邮件解析大致思路

                                 邮件解析大致思路 

思路是用正则表达试和字符串操作函数提取。找到分割符位置,提取分割快里面的内容后判断相应的内容形式,编码方式。

首先要添加几个引用

Imports System.IO
Imports System.Text
Imports System.Text.RegularExpressions
        '|______   邮件解析大致思路  ___________|
        '|  Coypright wgscd (c)2005             |
        '|  QQ:153964481 E-mail:wgscd@126.com   |
        '|  Blog:http://blog.youkuaiyun.com/wgsnet    |
        '|______________________________________|

        Dim t1 As Single = System.Environment.TickCount

        '全局变量
        Dim MailContent As String              '邮件内容字符
        Dim MailHead As String
        Dim Boundarys() As String              '总的定义的Boundary数
        Dim PerBoundarys() As String           '总的Boundary数
        Dim SplitString() As String            '总的标志行
        Dim MyHashtable As New Hashtable
        Dim keyIndex() As Integer

        Dim NotificationTo As String           '回复地址
        Dim strFrom As String                  'From:
        Dim strTo As String                     '= "To:"
        Dim strSubject As String                ' = "Subject:"
        Dim strXPriority As String              '= "X-Priority:"
        Dim strXOriginatingIP As String         '= "X-Originating-IP:"
        Dim strXMailer As String                '= "X-Mailer:"
        Dim strContentType As String            '= "Content-Type:"
        Dim strAttachment() As String           '= "Content-Disposition: attachment"

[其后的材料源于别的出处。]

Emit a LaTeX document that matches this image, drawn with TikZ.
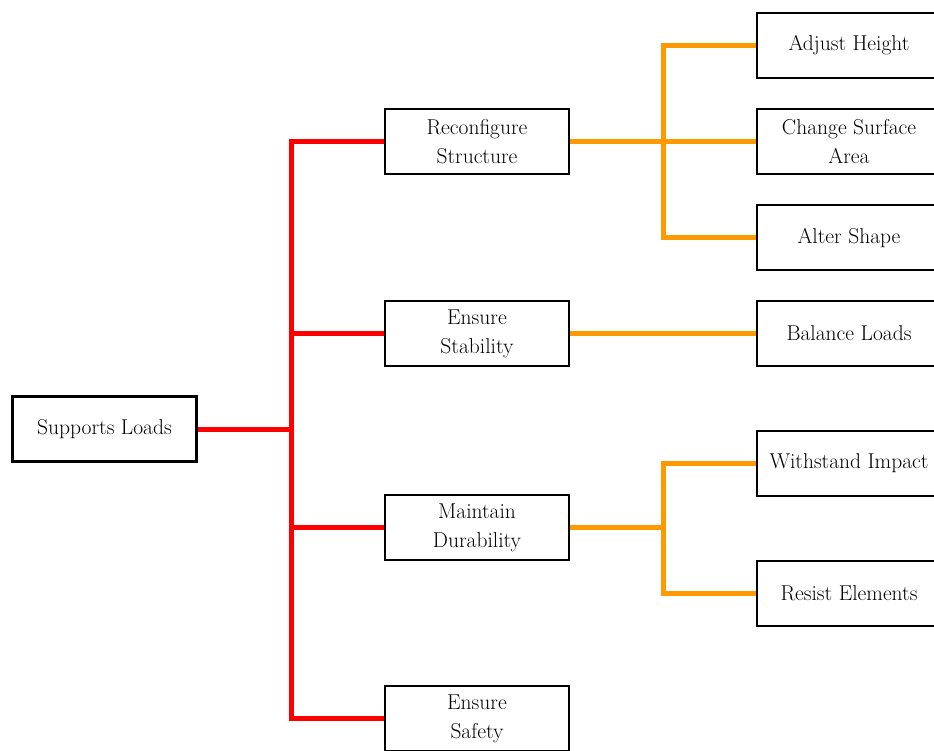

        Dim TemCT As String = "Content-Type:" ' 用来分割头部
        '--------------------------------------
        Dim oFileStream As New FileStream("d:/mail3.txt", FileMode.OpenOrCreate) 'mail2.eml'mail.eml
        Dim sr As New StreamReader(oFileStream)
        mailContent = sr.ReadToEnd().Trim

        '--------------------------------
        '  strHead = mailContent.Substring(0, mailContent.IndexOf(TemCT)).Trim
        Dim TemSubject As String = "Subject:"
        Dim strMessageID As String = "Message-ID:"
        Dim strDate As String = "Date:"
        ' strBoundary = strBoundary.Trim '分割感符标志
        Dim strContentTransferEncoding As String = "Content-Transfer-Encoding:"
        Dim ContentTypes(6) As String '定义Content-Type类型用于分别
        ContentTypes(0) = "Content-Type: text/plain"
        ContentTypes(1) = "Content-Type: multipart/alternative"
        ContentTypes(2) = "Content-Type: multipart/mixed"
        ContentTypes(3) = "Content-Type: image/GIF"
        ContentTypes(4) = "Content-Type: image/JPEG"
        ContentTypes(5) = "Content-Type: application/x-www-form-urlencoded"
        ContentTypes(6) = "application/x-shockwave-flash"
        ''''''
        '''
        '''''''''''''''''''''''''''''''

        '"boundary=""[^""]+"""----------Baoundary
        '"/nContent[^/n].*"-------Content-Type
        Dim str As String
        Dim strB As String = "Boundary="
        Dim sb As New System.Text.StringBuilder


        ' MsgBox(strB)
        ' Dim strBs As String() = mailContent.Split("boundary=") '分割区域块
        Const boundaryParttner As String = "boundary=""[^""]+"""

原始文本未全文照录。